Non è un caso che in Occidente la contestazione dei valori tradizionali sia cominciata con la rivoluzione culturale degli anni Sessanta, proprio mentre veniva ampliato a dismisura il sistema pubblico di welfare. Solo con l’espansione della redistribuzione statale si sono potuti diffondere a livello di massa gli stili di vita decadenti, dissoluti e consumistici. Lo Stato sociale infatti fornisce agli eterni adolescenti e ai contestatori delle norme tradizionali le basi materiali indispensabili per vivere una vita “liberata dalla repressione” (capitalistica, religiosa, sociale, famigliare, scolastica) scaricando i costi sui membri produttivi della società.
Sbagliano dunque quei conservatori populisti, come la nostra cosiddetta “destra sociale”, che difendono a spada tratta lo Stato sociale.
Mantenere le istituzioni centrali dell’attuale Stato assistenziale e pretendere il ritorno alle norme e condotte tradizionali, spiega Hoppe, sono obiettivi incompatibili. Si può avere l’uno (il socialismo del welfare) o l’altro (i valori tradizionali), ma non entrambi, perché i pilastri del corrente Stato sociale sono la causa delle anomalie sociali e culturali presenti nelle democrazie occidentali.
Per Hoppe il socialismo e la democrazia sono “gli dei che hanno fallito”, perché hanno favorito una crescita inarrestabile dello statalismo a danno della società civile e della libertà individuale.
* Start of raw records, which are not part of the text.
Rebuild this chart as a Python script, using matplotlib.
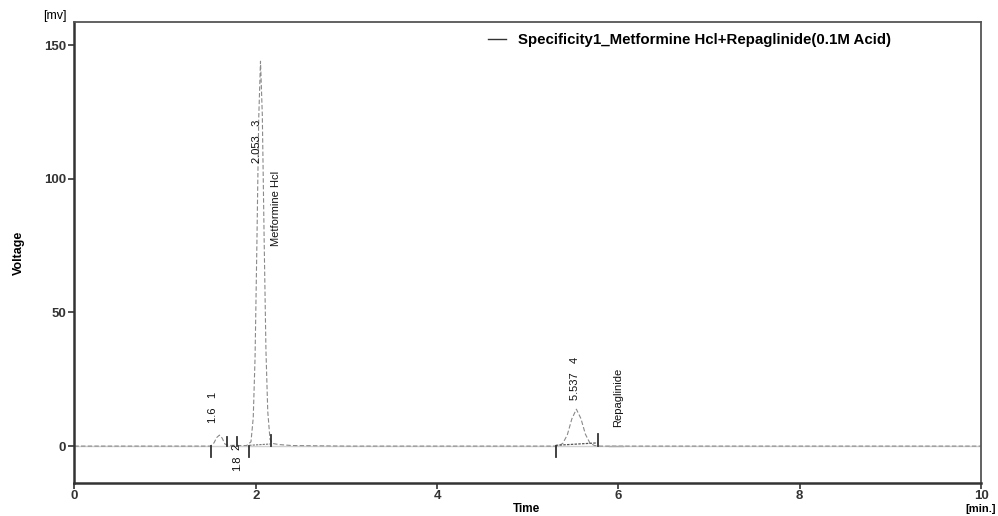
import numpy as np
import matplotlib.pyplot as plt

plt.rcParams['font.family'] = ['Liberation Sans', 'DejaVu Sans']

# chromatogram trace (time in min, signal in mV)
time = [0.0, 1.50, 1.54, 1.57, 1.60, 1.63, 1.66, 1.70, 1.78, 1.82, 1.90,
        1.948, 1.973, 1.993, 2.013, 2.033, 2.053, 2.073, 2.093, 2.113,
        2.133, 2.158, 2.185, 2.25, 2.40, 3.0,
        5.30, 5.337, 5.387, 5.437, 5.487, 5.537, 5.587, 5.637, 5.687,
        5.737, 5.80, 10.0]
signal = [0.0, 0.0, 1.2, 3.2, 4.1, 3.0, 0.8, 0.2, 0.3, 0.2, 0.2,
          1.6, 10.6, 33.0, 75.0, 122.0, 144.0, 124.0, 78.0, 36.0,
          13.0, 2.5, 1.0, 0.6, 0.2, 0.0,
          0.0, 0.1, 1.0, 4.2, 10.2, 13.8, 10.3, 4.4, 1.1,
          0.2, 0.0, 0.0]

# integration marks: (time, start value, end value)
mark_t = [1.51, 1.68, 1.79, 1.93, 2.17, 5.31, 5.77]
mark_lo = [-4.0, 0.0, 0.0, -4.0, 0.0, -4.0, 0.0]
mark_hi = [0.0, 3.5, 3.5, 0.0, 4.0, 0.0, 4.5]

# peak annotations: text, time, bottom value
ann_text = ['1.6   1', '2', '1.8', '2.053   3', 'Metformine Hcl',
            '5.537   4', 'Repaglinide']
ann_t = [1.53, 1.79, 1.79, 2.01, 2.22, 5.52, 6.0]
ann_y = [8.6, -1.5, -9.5, 106.0, 75.0, 17.2, 7.1]

legend_label = 'Specificity1_Metformine Hcl+Repaglinide(0.1M Acid)'
x_ticks = [0, 2, 4, 6, 8, 10]
y_ticks = [0, 50, 100, 150]

fig = plt.figure(figsize=(9.98, 5.16), dpi=100)
ax = fig.add_axes([0.0745, 0.064, 0.9085, 0.893])

ax.axhline(0, color='#d0d0d0', lw=1.0, zorder=1)
ax.plot(time, signal, color='#8a8a8a', lw=0.8, ls=(0, (4, 2)), zorder=2)

for t, lo, hi in zip(mark_t, mark_lo, mark_hi):
    ax.plot([t, t], [lo, hi], color='#333333', lw=1.3, zorder=3)

# dotted integration baselines
ax.plot([1.93, 2.17], [0.3, 0.8], color='#777777', lw=0.8, ls=(0, (2, 1)))
ax.plot([5.31, 5.77], [0.3, 1.2], color='#555555', lw=0.9, ls=(0, (2, 1)))
ax.plot([5.9, 6.05], [0.0, 0.0], color='#aaaaaa', lw=1.0)

narrow = ['Liberation Sans Narrow', 'Liberation Sans']
for s, t, y in zip(ann_text, ann_t, ann_y):
    ax.text(t, y, s, rotation=90, ha='center', va='bottom', fontsize=8,
            family=narrow, color='#111111', clip_on=False)

ax.plot([], [], color='#333333', lw=1.0, label=legend_label)
leg = ax.legend(loc='upper right', bbox_to_anchor=(0.916, 1.006), frameon=False,
                handlelength=1.2, handletextpad=0.8,
                prop={'weight': 'bold', 'size': 10.8})

ax.set_xlim(0, 10)
ax.set_ylim(-13.8, 158.6)
ax.set_xticks(x_ticks)
ax.set_yticks(y_ticks)
ax.tick_params(axis='both', labelsize=9.5, length=4, width=1.2, colors='#333333',
               pad=2)
ax.tick_params(axis='x', pad=1)
for lab in ax.get_xticklabels() + ax.get_yticklabels():
    lab.set_fontweight('bold')

for side in ['left', 'bottom']:
    ax.spines[side].set_linewidth(1.8)
    ax.spines[side].set_color('#333333')
for side in ['top', 'right']:
    ax.spines[side].set_linewidth(1.3)
    ax.spines[side].set_color('#555555')

ax.set_ylabel('Voltage', fontsize=9, fontweight='bold', labelpad=14)
fig.text(0.528, 0.001, 'Time', ha='center', va='bottom', fontsize=8.5,
         fontweight='bold')
ax.text(-0.008, 1.0, '[mv]', transform=ax.transAxes, ha='right', va='bottom',
        fontsize=9)
ax.text(1.0, -0.046, '[min.]', transform=ax.transAxes, ha='center', va='top',
        fontsize=8, fontweight='bold')

fig.savefig('out.png', dpi=100)
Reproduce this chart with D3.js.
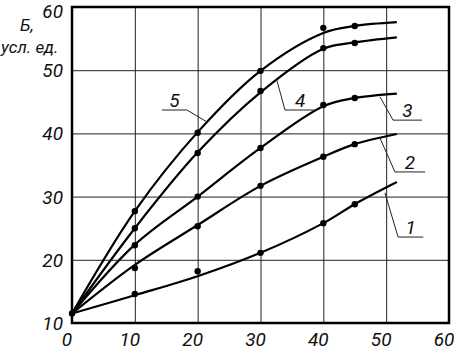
<!doctype html>
<html lang="ru">
<head>
  <meta charset="utf-8">
  <style>
    body { margin: 0; background: #fff; }
    .lbl { font: italic 19px Roboto, "DejaVu Sans Condensed", sans-serif; fill: #111; }
    .ttl { font: italic 17px Roboto, "DejaVu Sans Condensed", sans-serif; fill: #111; }
    .grid line { stroke: #222; stroke-width: 1px; }
    .curve { fill: none; stroke: #000; stroke-width: 2.2px; }
    .leader { fill: none; stroke: #222; stroke-width: 1px; }
  </style>
  <script src="https://d3js.org/d3.v7.min.js"></script>
</head>
<body>
<script>
  // tick values
  const xTicks = [0, 10, 20, 30, 40, 50, 60];
  const yTicks = [10, 20, 30, 40, 50, 60];

  // smooth curve nodes
  const curveX = [0, 10, 20, 30, 40, 45, 51.7];
  const curve1 = [11.5, 14.4, 17.4, 21.1, 25.8, 28.8, 32.3];
  const curve2 = [11.5, 19.2, 25.5, 31.7, 36.3, 38.3, 39.9];
  const curve3 = [11.5, 22.4, 30.0, 37.7, 44.3, 45.6, 46.3];
  const curve4 = [11.5, 25.0, 37.0, 46.5, 53.4, 54.4, 55.2];
  const curve5 = [11.5, 27.7, 40.2, 49.9, 55.9, 57.0, 57.6];

  // measured points
  const dotX = [10, 20, 30, 40, 45];
  const dots1 = [14.6, 18.2, 21.1, 25.8, 28.8];
  const dots2 = [18.7, 25.3, 31.7, 36.3, 38.3];
  const dots3 = [22.3, 30.0, 37.7, 44.5, 45.6];
  const dots4 = [25.0, 36.9, 46.7, 53.5, 54.3];
  const dots5 = [27.7, 40.1, 49.9, 56.7, 57.0];
  const origin = [0, 11.5];

  // curve labels: point on curve, elbow, end of underline (data units)
  const labelNames = ["1", "2", "3", "4", "5"];
  const labelCurvePt = [[49.8, 30.6], [49.0, 39.3], [49.0, 45.8], [32.6, 48.4], [21.5, 41.8]];
  const labelElbow = [[51.9, 23.6], [51.4, 33.9], [51.1, 42.1], [33.9, 43.7], [18.3, 43.7]];
  const labelEnd = [[55.9, 23.6], [56.2, 33.9], [55.7, 42.1], [38.7, 43.7], [14.3, 43.7]];

  const W = 454, H = 352;
  const margin = { top: 7, right: 5, bottom: 29, left: 72 };
  const width = W - margin.left - margin.right;
  const height = H - margin.top - margin.bottom;

  const svg = d3.select("body").append("svg")
    .attr("width", W).attr("height", H);
  const g = svg.append("g")
    .attr("transform", `translate(${margin.left},${margin.top})`);

  const x = d3.scaleLinear().domain([0, 60]).range([0, width]);
  const y = d3.scaleLinear().domain([10, 60]).range([height, 0]);

  // grid
  g.append("g").attr("class", "grid")
    .call(d3.axisBottom(x).tickValues(xTicks).tickSize(height).tickFormat(""))
    .call(s => s.select(".domain").remove());
  g.append("g").attr("class", "grid")
    .call(d3.axisLeft(y).tickValues(yTicks).tickSize(-width).tickFormat(""))
    .call(s => s.select(".domain").remove());

  // frame
  g.append("rect")
    .attr("x", 0).attr("y", 0).attr("width", width).attr("height", height)
    .attr("fill", "none").attr("stroke", "#000").attr("stroke-width", 2.5);

  // tick labels
  g.selectAll(".xt").data(xTicks).enter().append("text")
    .attr("class", "lbl")
    .attr("x", d => x(d) - 5).attr("y", height + 23)
    .attr("text-anchor", "middle")
    .text(d => d);
  g.selectAll(".yt").data(yTicks).enter().append("text")
    .attr("class", "lbl")
    .attr("x", -9).attr("y", d => Math.max(y(d) + 7, 11))
    .attr("text-anchor", "end")
    .text(d => d);

  // axis title
  svg.append("text").attr("class", "ttl").attr("x", 20).attr("y", 31).text("Б,");
  svg.append("text").attr("class", "ttl").attr("x", 1).attr("y", 53).text("усл. ед.");

  // curves
  const line = d3.line()
    .x(d => x(d[0])).y(d => y(d[1]))
    .curve(d3.curveCatmullRom.alpha(0.5));
  [curve1, curve2, curve3, curve4, curve5].forEach(c => {
    g.append("path")
      .datum(curveX.map((v, i) => [v, c[i]]))
      .attr("class", "curve")
      .attr("d", line);
  });

  // dots
  const pts = [origin];
  [dots1, dots2, dots3, dots4, dots5].forEach(ds => {
    ds.forEach((v, i) => pts.push([dotX[i], v]));
  });
  g.selectAll(".dot").data(pts).enter().append("circle")
    .attr("cx", d => x(d[0])).attr("cy", d => y(d[1]))
    .attr("r", 3.2).attr("fill", "#000");

  // curve labels with leaders
  labelNames.forEach((n, i) => {
    const pts = [labelCurvePt[i], labelElbow[i], labelEnd[i]];
    g.append("path")
      .attr("class", "leader")
      .attr("d", d3.line().x(d => x(d[0])).y(d => y(d[1]))(pts));
    const cx = (x(labelElbow[i][0]) + x(labelEnd[i][0])) / 2;
    g.append("text")
      .attr("class", "lbl")
      .attr("x", cx).attr("y", y(labelEnd[i][1]) - 3)
      .attr("text-anchor", "middle")
      .text(n);
  });
</script>
</body>
</html>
Contro questi idoli politici contemporanei Hoppe fa l’elogio delle monarchie tradizionali e dell’ordine pluricentrico del Medioevo: un’epoca storica, ancora indenne dai veleni dello Stato moderno, che egli sente molto vicina al suo ideale anarco-capitalista basato su molteplici agenzie di protezione in concorrenza tra loro.